Given problem: Starting at the top of the listing, extract every line up to and including the one with "(5,6) -- (929,6);". Pictures stay out of the copy.
---------- Supplied information ----------
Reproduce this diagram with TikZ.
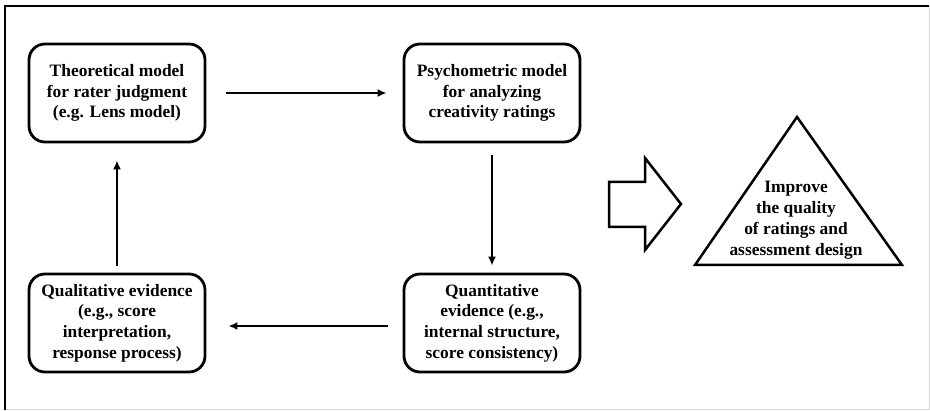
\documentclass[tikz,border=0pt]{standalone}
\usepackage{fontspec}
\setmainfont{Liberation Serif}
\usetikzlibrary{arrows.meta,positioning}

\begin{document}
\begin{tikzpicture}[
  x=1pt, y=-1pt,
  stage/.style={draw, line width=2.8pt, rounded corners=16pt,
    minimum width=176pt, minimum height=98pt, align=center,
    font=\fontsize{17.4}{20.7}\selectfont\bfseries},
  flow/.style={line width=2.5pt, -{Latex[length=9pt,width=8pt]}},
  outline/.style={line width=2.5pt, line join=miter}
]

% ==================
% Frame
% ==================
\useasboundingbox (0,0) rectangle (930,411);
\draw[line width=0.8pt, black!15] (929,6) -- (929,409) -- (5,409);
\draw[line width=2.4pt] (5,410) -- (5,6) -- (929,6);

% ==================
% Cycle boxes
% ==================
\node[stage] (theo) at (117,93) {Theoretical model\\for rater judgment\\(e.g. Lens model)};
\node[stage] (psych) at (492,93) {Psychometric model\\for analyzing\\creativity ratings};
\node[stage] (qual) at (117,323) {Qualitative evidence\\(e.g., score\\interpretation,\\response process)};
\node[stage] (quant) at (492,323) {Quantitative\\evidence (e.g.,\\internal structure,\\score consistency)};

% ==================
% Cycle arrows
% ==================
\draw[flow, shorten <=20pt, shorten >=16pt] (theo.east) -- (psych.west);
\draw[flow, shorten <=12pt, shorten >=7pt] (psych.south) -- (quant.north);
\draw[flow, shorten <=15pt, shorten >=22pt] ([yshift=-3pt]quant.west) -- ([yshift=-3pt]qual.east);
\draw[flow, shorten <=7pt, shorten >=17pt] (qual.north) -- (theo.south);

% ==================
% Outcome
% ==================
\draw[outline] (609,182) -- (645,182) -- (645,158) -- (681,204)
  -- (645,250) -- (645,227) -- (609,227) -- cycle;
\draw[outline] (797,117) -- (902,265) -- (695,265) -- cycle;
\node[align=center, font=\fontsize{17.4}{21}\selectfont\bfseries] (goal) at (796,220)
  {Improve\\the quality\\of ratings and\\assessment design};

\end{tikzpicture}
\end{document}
----------
Exercise response:
Reproduce this diagram with TikZ.
\documentclass[tikz,border=0pt]{standalone}
\usepackage{fontspec}
\setmainfont{Liberation Serif}
\usetikzlibrary{arrows.meta,positioning}

\begin{document}
\begin{tikzpicture}[
  x=1pt, y=-1pt,
  stage/.style={draw, line width=2.8pt, rounded corners=16pt,
    minimum width=176pt, minimum height=98pt, align=center,
    font=\fontsize{17.4}{20.7}\selectfont\bfseries},
  flow/.style={line width=2.5pt, -{Latex[length=9pt,width=8pt]}},
  outline/.style={line width=2.5pt, line join=miter}
]

% ==================
% Frame
% ==================
\useasboundingbox (0,0) rectangle (930,411);
\draw[line width=0.8pt, black!15] (929,6) -- (929,409) -- (5,409);
\draw[line width=2.4pt] (5,410) -- (5,6) -- (929,6);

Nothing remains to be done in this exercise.